Rose Creekers
Greetings, neighbors. Can any of you Rose Creek folks tell me anything about the "Gun Barrel rock" on Cove Mountain above the old Jesse Mitchell place? I'd like to know if anybody recalls where it is, and many thanks in advance. Here's an interesting anecdote about it from Freeman Tilden, who wrote a book about state parks in 1962:
A family named Mitchell had come from Georgia about 1835, and settled on Rose Creek. The few Indians they encountered at that time were migrants, who usually camped at the foot of Petit Jean Mountain.

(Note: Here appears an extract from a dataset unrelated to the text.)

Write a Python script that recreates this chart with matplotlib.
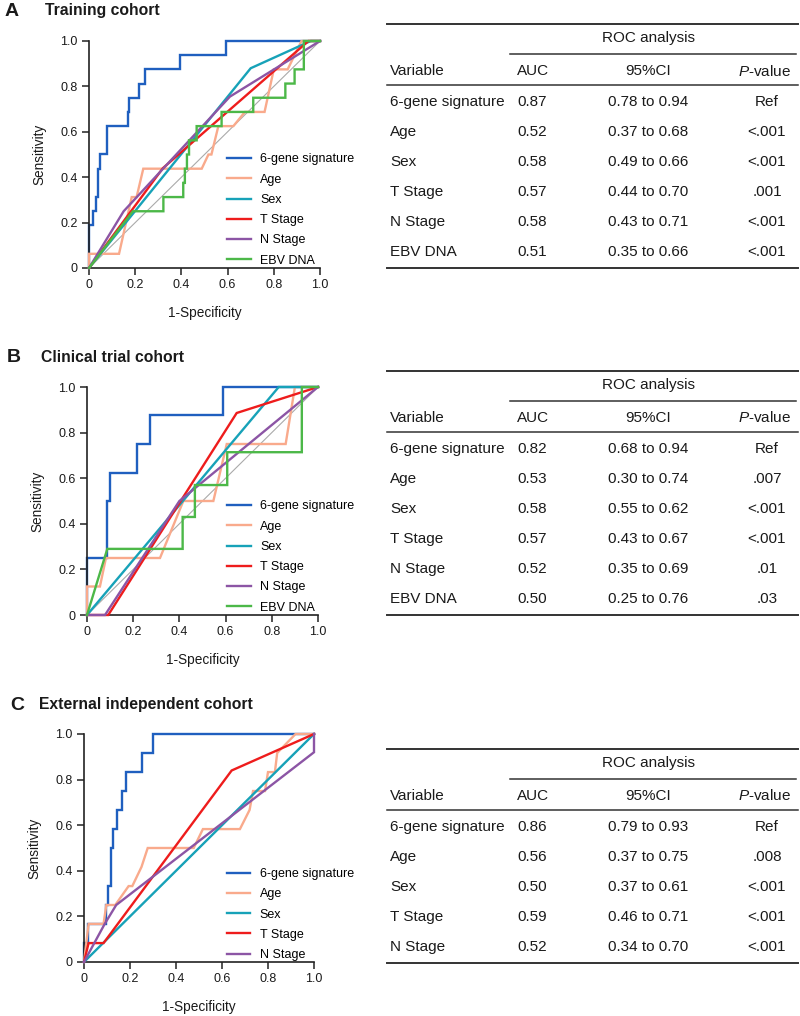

On the side of the mountain was a petroglyph, or what was supposed to be one, which had come to be known as “the gun barrel.” It was “carved deep in a boulder, to perfect dimensions.”
About 1908 the Mitchells, who still lived here, saw the Indians for the last time. They came in the largest caravan the family had ever seen—ten hacks or spring wagons drawn by ponies wearing brilliantly decorated harnesses with buckles of silver. Hitherto, when the Indians visited the mountain, they had been seen making observations from the rock of the gun-barrel petroglyph, and then spending some days in search of the nearby mountainside for something: never finding the object of their hunt, apparently.
On this last visit, the Indians as usual went to the gun-barrel rock and oriented themselves. But this time they also asked questions of the Mitchells. Could the Mitchells remember a giant white oak that once stood at the foot of the mountain? Or could they recall just where there was once a group of trees that stood in the middle of a field?
About a week after the Indians made this final visit, they left camp during the night. The campfire ashes were still warm in the morning, but no trace of the visitors. There had been a full moon that night. Daylight revealed that the visitors had dug a hole in the field not far from the creek—a hole “big enough to hold one of the spring wagons.”